§ YOUR TASK
Quote each line of the material verbatim, without the pictures.

————

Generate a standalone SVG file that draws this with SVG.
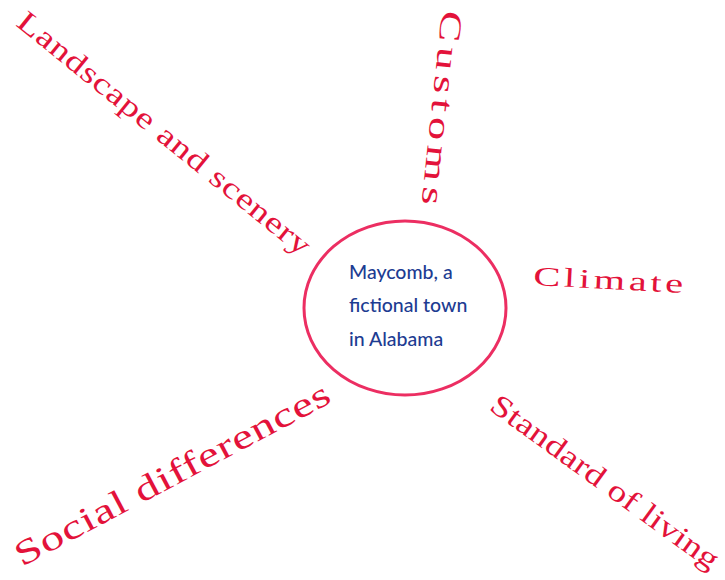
<svg xmlns="http://www.w3.org/2000/svg" width="725" height="580" viewBox="0 0 725 580">
<style>
.lbl{font-family:"Liberation Serif","Times New Roman",serif;fill:#e3123a}
.ctr{font-family:Lato,"Open Sans",sans-serif;font-size:19.5px;fill:#1d3c92;font-weight:500}
</style>
<rect width="725" height="580" fill="#ffffff"/>
<g id="center">
<ellipse cx="405" cy="308" rx="101" ry="87" fill="none" stroke="#ec2e62" stroke-width="3"/>
<text class="ctr" x="349" y="279">Maycomb, a</text>
<text class="ctr" x="349" y="312">fictional town</text>
<text class="ctr" x="349" y="346">in Alabama</text>
</g>
<g id="landscape">
<text class="lbl" font-size="30" transform="translate(15,25) rotate(39) scale(1.27,1)" textLength="290" lengthAdjust="spacing">Landscape and scenery</text>
</g>
<g id="customs">
<text class="lbl" font-size="31" transform="translate(442,10) rotate(96) scale(1.5,1)" textLength="130" lengthAdjust="spacing">Customs</text>
</g>
<g id="climate">
<text class="lbl" font-size="27" transform="translate(533,285) rotate(3) scale(1.5,1)" textLength="100" lengthAdjust="spacing">Climate</text>
</g>
<g id="social">
<text class="lbl" font-size="35" transform="translate(22,567) rotate(-28) scale(1.35,1)" textLength="261" lengthAdjust="spacing">Social differences</text>
</g>
<g id="standard">
<text class="lbl" font-size="30" transform="translate(488,409) rotate(36) scale(1.25,1)" textLength="220" lengthAdjust="spacing">Standard of living</text>
</g>
<g id="connectors"></g>
</svg>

————

§ EXPECTED OUTPUT
Generate a standalone SVG file that draws this with SVG.
<svg xmlns="http://www.w3.org/2000/svg" width="725" height="580" viewBox="0 0 725 580">
<style>
.lbl{font-family:"Liberation Serif","Times New Roman",serif;fill:#e3123a}
.ctr{font-family:Lato,"Open Sans",sans-serif;font-size:19.5px;fill:#1d3c92;font-weight:500}
</style>
<rect width="725" height="580" fill="#ffffff"/>
<g id="center">
<ellipse cx="405" cy="308" rx="101" ry="87" fill="none" stroke="#ec2e62" stroke-width="3"/>
<text class="ctr" x="349" y="279">Maycomb, a</text>
<text class="ctr" x="349" y="312">fictional town</text>
<text class="ctr" x="349" y="346">in Alabama</text>
</g>
<g id="landscape">
<text class="lbl" font-size="30" transform="translate(15,25) rotate(39) scale(1.27,1)" textLength="290" lengthAdjust="spacing">Landscape and scenery</text>
</g>
<g id="customs">
<text class="lbl" font-size="31" transform="translate(442,10) rotate(96) scale(1.5,1)" textLength="130" lengthAdjust="spacing">Customs</text>
</g>
<g id="climate">
<text class="lbl" font-size="27" transform="translate(533,285) rotate(3) scale(1.5,1)" textLength="100" lengthAdjust="spacing">Climate</text>
</g>
<g id="social">
<text class="lbl" font-size="35" transform="translate(22,567) rotate(-28) scale(1.35,1)" textLength="261" lengthAdjust="spacing">Social differences</text>
</g>
<g id="standard">
<text class="lbl" font-size="30" transform="translate(488,409) rotate(36) scale(1.25,1)" textLength="220" lengthAdjust="spacing">Standard of living</text>
</g>
<g id="connectors"></g>
</svg>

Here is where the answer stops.